Pooled connections that retain tenant state. Session variables and search_path settings persist on a connection unless explicitly reset. With a transaction pooler in front of the database, a connection set for one tenant can be handed to the next request mid-session. Always use SET LOCAL inside a transaction so the state dies with the transaction, and never use session-level SET behind a transaction pooler.

Connection-pool exhaustion from per-tenant pools. Schema-per-tenant tempts teams into one pool per schema, which multiplies idle connections until the database cluster hits max_connections. Use a single shared pool with search_path switching, or a transaction-pooling proxy, and size pools to concurrency rather than to tenant count. Pool math, not tenant count, is what caps this model's density.

Migrations that block the fleet. A schema change that runs serially across thousands of schemas, or that takes a long lock on a shared table, can stall every tenant at once. Run DDL in batches, prefer non-blocking operations (concurrent index builds, additive columns), and gate behavioral changes behind flags so schema and code can deploy independently.

Trusting the tenant header. Treating an x-tenant-id header as authoritative without validating it against a verified identity lets a caller impersonate any tenant. Derive the tenant from a signed token or an authenticated session, validate it against the registry, and never let an unauthenticated header pick the data partition.

Choosing physical isolation by default. Database-per-tenant feels safe, but adopting it for thousands of small tenants buries the team in backups, patching, and idle connection pools. Match the model to the contract: reserve dedicated instances for tenants whose compliance or volume justifies the operational cost, and pool the rest.

FAQ

How do I prevent cross-tenant data leakage in a shared database? Enforce row-level security with FORCE ROW LEVEL SECURITY so the predicate applies to every query including the table owner's, set the tenant session variable with SET LOCAL inside each transaction, route all access through scoped repositories, and close raw-SQL paths.

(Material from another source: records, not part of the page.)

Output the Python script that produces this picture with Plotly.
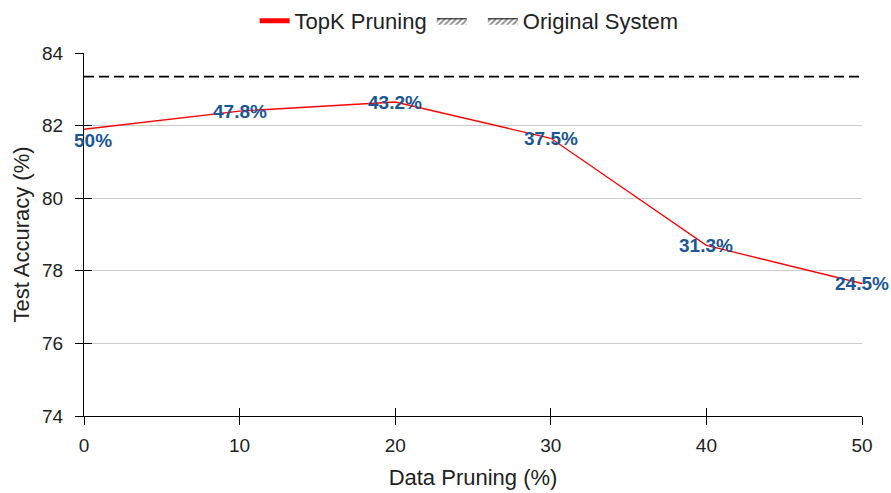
import plotly.graph_objects as go

pruning = [0, 10, 20, 30, 40, 50]
accuracy = [81.9, 82.4, 82.65, 81.65, 78.7, 77.65]
labels = ["50%", "47.8%", "43.2%", "37.5%", "31.3%", "24.5%"]
original = 83.35
x_ticks = [0, 10, 20, 30, 40, 50]
y_ticks = [74, 76, 78, 80, 82, 84]

fig = go.Figure()
fig.add_trace(go.Scatter(x=pruning, y=accuracy, mode="lines", showlegend=False,
                         line=dict(color="red", width=1.3)))
fig.add_trace(go.Scatter(x=[0, 50], y=[original, original], mode="lines", showlegend=False,
                         line=dict(color="black", width=1.8, dash="10px,5px")))
# legend-only entries
fig.add_trace(go.Scatter(x=[None], y=[None], mode="lines", name="TopK Pruning",
                         line=dict(color="red", width=5)))
for nm in [" ", "Original System"]:
    fig.add_trace(go.Scatter(x=[None, None, None], y=[None, None, None], mode="lines", name=nm,
                             fill="toself", fillcolor="white",
                             fillpattern=dict(shape="/", fgcolor="black", bgcolor="white", size=4, solidity=0.4),
                             line=dict(color="black", width=1)))
# invisible trace for the overlay axes carrying the inner tick halves
fig.add_trace(go.Scatter(x=[None], y=[None], xaxis="x2", yaxis="y2", showlegend=False,
                         hoverinfo="skip"))

shifts = [(9, -11)] + [(0, 0)] * 5
for xv, yv, t, (dx, dy) in zip(pruning, accuracy, labels, shifts):
    fig.add_annotation(x=xv, y=yv, text="<b>" + t + "</b>", showarrow=False,
                       xshift=dx, yshift=dy,
                       font=dict(family="Liberation Sans, Arial", size=19, color="#1b5796"))

fig.update_layout(
    width=891, height=493,
    margin=dict(l=84, r=29, t=53, b=77),
    plot_bgcolor="white", paper_bgcolor="white",
    font=dict(family="Liberation Sans, Arial", size=19, color="#222"),
    legend=dict(orientation="h", x=0.495, xanchor="center", y=1.0, yref="container",
                yanchor="top", font=dict(size=22), itemwidth=30, traceorder="normal"),
    xaxis=dict(range=[0, 50], tickvals=x_ticks, showgrid=False, showline=True,
               linecolor="black", linewidth=1.2, ticks="outside", ticklen=8,
               tickcolor="black", ticklabelstandoff=4, automargin=False,
               title=dict(text="Data Pruning (%)", font=dict(size=22), standoff=14),
               zeroline=False),
    yaxis=dict(range=[74, 84], tickvals=y_ticks, showgrid=True, gridcolor="#cccccc",
               showline=True, linecolor="black", linewidth=1.2, ticks="outside",
               ticklen=8, tickcolor="black", ticklabelstandoff=8, automargin=False,
               title=dict(text="Test Accuracy (%)", font=dict(size=22), standoff=6),
               zeroline=False),
    xaxis2=dict(range=[0, 50], tickvals=x_ticks, overlaying="x", anchor="y2", side="bottom",
                showgrid=False, showline=False, ticks="inside", ticklen=8, tickcolor="black",
                showticklabels=False, zeroline=False, automargin=False),
    yaxis2=dict(range=[74, 84], tickvals=y_ticks, overlaying="y", anchor="x2", side="left",
                showgrid=False, showline=False, ticks="inside", ticklen=8, tickcolor="black",
                showticklabels=False, zeroline=False, automargin=False),
)
fig.write_html("out.html")
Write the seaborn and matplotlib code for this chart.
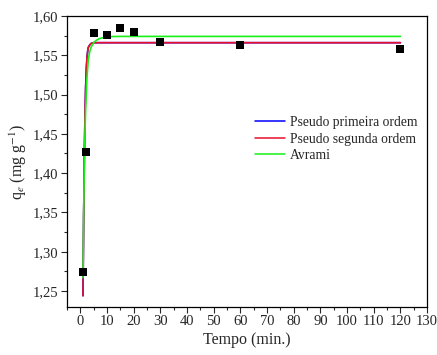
import matplotlib
matplotlib.use("Agg")
import matplotlib.pyplot as plt
import seaborn as sns
import pandas as pd
from matplotlib.ticker import MultipleLocator, FuncFormatter
from matplotlib.lines import Line2D

# Experimental points: contact time (min) and adsorbed amount q_e (mg g^-1)
tempo_exp = [1, 2, 5, 10, 15, 20, 30, 60, 120]
qe_exp = [1.274, 1.427, 1.578, 1.576, 1.585, 1.580, 1.567, 1.563, 1.558]

# Kinetic model curves (time, q)
tempo_pfo = [1, 1.25, 1.5, 1.75, 2, 2.25, 2.5, 2.75, 3, 3.5, 4, 5, 6, 8, 120]
qe_pfo = [1.244, 1.345, 1.420, 1.475, 1.510, 1.533, 1.547, 1.555, 1.560, 1.563, 1.565, 1.566, 1.566, 1.566, 1.566]

tempo_pso = [1, 1.25, 1.5, 1.75, 2, 2.25, 2.5, 2.75, 3, 3.5, 4, 5, 6, 8, 120]
qe_pso = [1.244, 1.345, 1.420, 1.475, 1.510, 1.533, 1.547, 1.555, 1.560, 1.563, 1.565, 1.566, 1.566, 1.566, 1.566]

tempo_avr = [1, 1.25, 1.5, 1.75, 2, 2.5, 3, 3.5, 4, 5, 6, 7, 8, 10, 12, 15, 120]
qe_avr = [1.267, 1.350, 1.410, 1.452, 1.482, 1.522, 1.545, 1.554, 1.560, 1.566, 1.569, 1.571, 1.572, 1.5733, 1.5738, 1.574, 1.574]

series_names = ["Pseudo primeira ordem", "Pseudo segunda ordem", "Avrami"]
series_colors = ["#0000ff", "#e8102a", "#18f018"]

sns.set_style("ticks")
plt.rcParams["font.family"] = ["Liberation Serif", "DejaVu Serif"]
plt.rcParams["mathtext.fontset"] = "stix"

fig = plt.figure(figsize=(4.37, 3.55), dpi=100)
ax = fig.add_axes([0.1533, 0.136, 0.824, 0.819])

curves = [(tempo_pfo, qe_pfo), (tempo_pso, qe_pso), (tempo_avr, qe_avr)]
for (t, q), name, col in zip(curves, series_names, series_colors):
    df = pd.DataFrame({"t": t, "q": q})
    sns.lineplot(data=df, x="t", y="q", ax=ax, color=col, linewidth=1.2,
                 sort=False, estimator=None, zorder=2)

df_exp = pd.DataFrame({"t": tempo_exp, "q": qe_exp})
sns.scatterplot(data=df_exp, x="t", y="q", ax=ax, marker="s", s=30,
                color="black", edgecolor="black", linewidth=0, zorder=3)

ax.set_xlim(-5, 130)
ax.set_ylim(1.23, 1.60)
ax.xaxis.set_major_locator(MultipleLocator(10))
ax.xaxis.set_minor_locator(MultipleLocator(5))
ax.yaxis.set_major_locator(MultipleLocator(0.05))
ax.yaxis.set_minor_locator(MultipleLocator(0.025))
ax.yaxis.set_major_formatter(FuncFormatter(lambda v, p: f"{v:.2f}".replace(".", ",")))

ax.tick_params(axis="both", which="major", direction="out", length=4, width=0.8,
               labelsize=10.5, pad=2, top=False, right=False)
ax.tick_params(axis="both", which="minor", direction="out", length=2.5, width=0.8,
               top=False, right=False)
for sp in ax.spines.values():
    sp.set_visible(True)
    sp.set_linewidth(0.9)
    sp.set_color("black")

ax.set_xlabel("Tempo (min.)", fontsize=11.5, labelpad=3)
ax.set_ylabel(r"q$_e$ (mg g$^{-1}$)", fontsize=11.5, labelpad=3)

handles = [Line2D([0], [0], color=c, linewidth=1.1) for c in series_colors]
ax.legend(handles, series_names, loc="upper left", bbox_to_anchor=(0.508, 0.675),
          frameon=False, fontsize=9.8, handlelength=2.2, handletextpad=0.35,
          labelspacing=0.27, borderaxespad=0)

fig.savefig("out.png", dpi=100)
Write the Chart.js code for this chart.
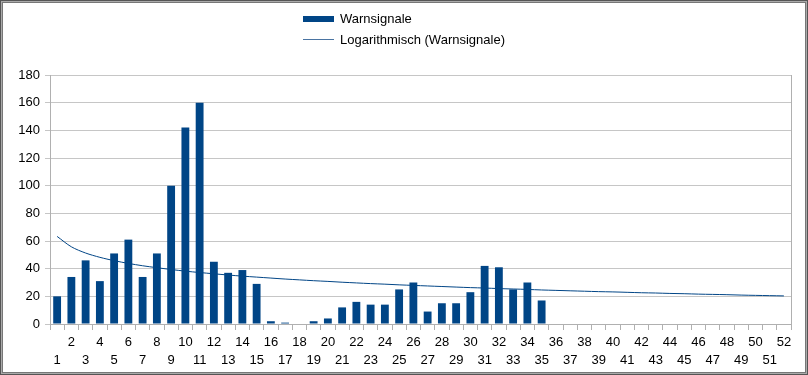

Test policy coverage as an invariant rather than assuming the policies exist.

When should I move a tenant from schema-per-tenant to database-per-tenant? Move when a contract demands demonstrable physical separation, when data-residency rules require a specific region, or when one tenant's volume justifies dedicated resources and is degrading neighbors. Quantify the connection-pool and operational cost first, because dedicated databases multiply backups, patching, and idle pools per tenant.

How does tenant routing affect connection pooling? Naive per-tenant pools multiply idle connections and exhaust the database cluster's max_connections. Prefer one shared pool with search_path switching or a transaction-pooling proxy, use SET LOCAL so per-tenant state never leaks across pooled clients, and size pools to peak concurrency rather than to tenant count.

Can usage metering run asynchronously without breaking isolation? Yes. Stamp each usage event with the tenant ID and a stable idempotency key, publish to tenant-keyed partitions, dedupe on the key before aggregating, and isolate per-tenant state in any batched aggregation job. The pipeline observes usage without ever reading across the tenant boundary.

Which isolation model satisfies HIPAA or FedRAMP? Both frameworks favor demonstrable separation, which database-per-tenant provides without argument because separation is a fact of the topology. Schema-per-tenant can be defensible for HIPAA with strong controls and per-tenant backups, but FedRAMP boundaries are far easier to draw around dedicated instances.